SCALE: Selective Resource Allocation for Overcoming Performance Bottlenecks in Mathematical Test-time Scaling

TL;DR

The paper tackles the bottleneck in test-time compute scaling for mathematical reasoning caused by uniform resource allocation across sub-problems. It introduces SCALE, a cognitively inspired framework that decomposes problems, scores sub-problem difficulty, adaptively assigns System 1 or System 2 processing, and executes sub-problems with preserving context, thereby concentrating resources on challenging steps. Empirically, SCALE yields substantial accuracy gains (up to ~13.8 points on AIME25) and substantial token-efficiency improvements (33-53% fewer tokens) across multiple models; it also extends to non-reasoning models by generating high-quality synthetic traces for supervised fine-tuning, achieving large cross-architecture improvements. The approach validates the selective-allocation hypothesis, preserves inference-time scaling laws, and offers a practical, model-agnostic path to more efficient mathematical reasoning at inference time.

Abstract

Test-time compute scaling has emerged as a powerful paradigm for enhancing mathematical reasoning in large language models (LLMs) by allocating additional computational resources during inference. However, current methods employ uniform resource distribution across all reasoning sub-problems, creating fundamental bottlenecks where challenging sub-problems receive insufficient attention while routine operations consume disproportionate resources. This uniform allocation creates performance bottlenecks where additional computational resources yield diminishing returns. Inspired by dual-process theory, we propose \textbf{SCALE} (Selective Resource Allocation), a framework that selectively allocates computational resources based on sub-problem difficulty.

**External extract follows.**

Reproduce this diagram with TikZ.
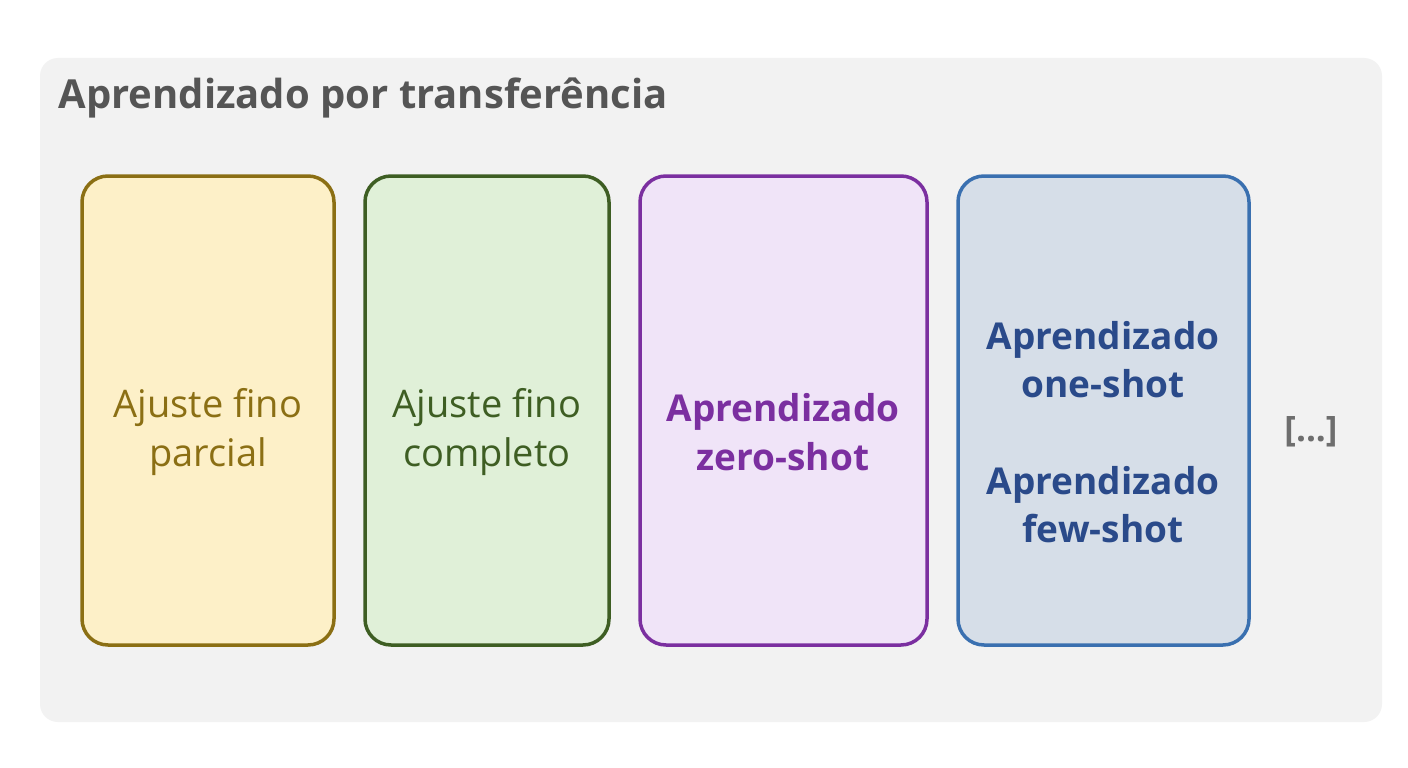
\documentclass[tikz,border=0pt]{standalone}
\usepackage{fontspec}
\setmainfont{Open Sans}
\begin{document}
\begin{tikzpicture}[x=1pt,y=-1pt,
  card/.style={rounded corners=26pt,line width=3.5pt},
  lbl/.style={align=center,font=\fontsize{38}{49}\selectfont}]
\useasboundingbox (0,0) rectangle (1408,768);
\fill[white] (0,0) rectangle (1408,768);
\fill[rounded corners=18pt,fill={rgb,255:red,242;green,242;blue,242}] (40,58) rectangle (1382,722);
\node[anchor=west,text={rgb,255:red,85;green,85;blue,85},font=\fontsize{40}{48}\selectfont\bfseries] (title) at (55,98) {Aprendizado por transferência};
\definecolor{c1}{RGB}{139,111,20}\definecolor{f1}{RGB}{253,240,200}
\definecolor{c2}{RGB}{62,94,35}\definecolor{f2}{RGB}{224,240,216}
\definecolor{c3}{RGB}{123,47,160}\definecolor{f3}{RGB}{240,228,248}
\definecolor{c4}{RGB}{58,112,176}\definecolor{f4}{RGB}{214,222,232}
\definecolor{t4}{RGB}{42,74,138}
\draw[card,draw=c1,fill=f1] (82,176) rectangle (334,645);
\draw[card,draw=c2,fill=f2] (365,176) rectangle (609,645);
\draw[card,draw=c3,fill=f3] (640,176) rectangle (927,645);
\draw[card,draw=c4,fill=f4] (958,176) rectangle (1249,645);
\node[lbl,text=c1] (a) at (208,432) {Ajuste fino\\parcial};
\node[lbl,text=c2] (b) at (487,432) {Ajuste fino\\completo};
\node[lbl,text=c3,font=\fontsize{37}{49}\selectfont\bfseries] (c) at (783,432) {Aprendizado\\zero-shot};
\node[lbl,text=t4,font=\fontsize{37}{48}\selectfont\bfseries] (d1) at (1103,360) {Aprendizado\\one-shot};
\node[lbl,text=t4,font=\fontsize{37}{48}\selectfont\bfseries] (d2) at (1103,505) {Aprendizado\\few-shot};
\node[text={rgb,255:red,110;green,110;blue,110},font=\fontsize{35}{40}\selectfont\bfseries] (e) at (1311,432) {[...]};
\end{tikzpicture}
\end{document}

SCALE operates through four stages: (1) problem decomposition into sequential reasoning sub-problems, (2) difficulty assessment of each sub-problem to distinguish between routine operations and computationally challenging sub-problems, (3) selective processing mode assignment between System 1 for simple sub-problems and System 2 for complex ones, and (4) sequential execution with context propagation. By concentrating resources on challenging sub-problems while processing routine operations efficiently, SCALE achieves substantial performance improvements with superior resource utilization. Extensive experiments demonstrate that SCALE significantly outperforms uniform scaling baselines, achieving accuracy improvements of up to 13.75 percentage points (57.50% to 71.25% on AIME25) while reducing computational costs by 33%-53%, representing a major advance in test-time scaling that addresses fundamental limitations of current approaches.

Paper Structure

This paper contains 21 sections, 7 equations, 2 figures, 3 tables.

Figures (2)

  • Figure 1: SCALE Framework Overview. SCALE operates through four stages: (1) Problem Decomposition - breaks the mathematical problem into sequential sub-problems; (2) Difficulty Assessment - computes difficulty scores for each sub-problem to distinguish between routine operations and computationally challenging sub-problems; (3) Adaptive Mode Selection - assigns sub-problems to either fast processing (System 1) or deliberate reasoning (System 2) based on difficulty threshold; (4) Sequential Execution - processes sub-problems with full context propagation. This selective resource allocation concentrates computation on challenging sub-problems while efficiently handling routine ones.
  • Figure 2: Inference-time scaling of SCALE for Qwen3-32B-SCALE across three benchmarks.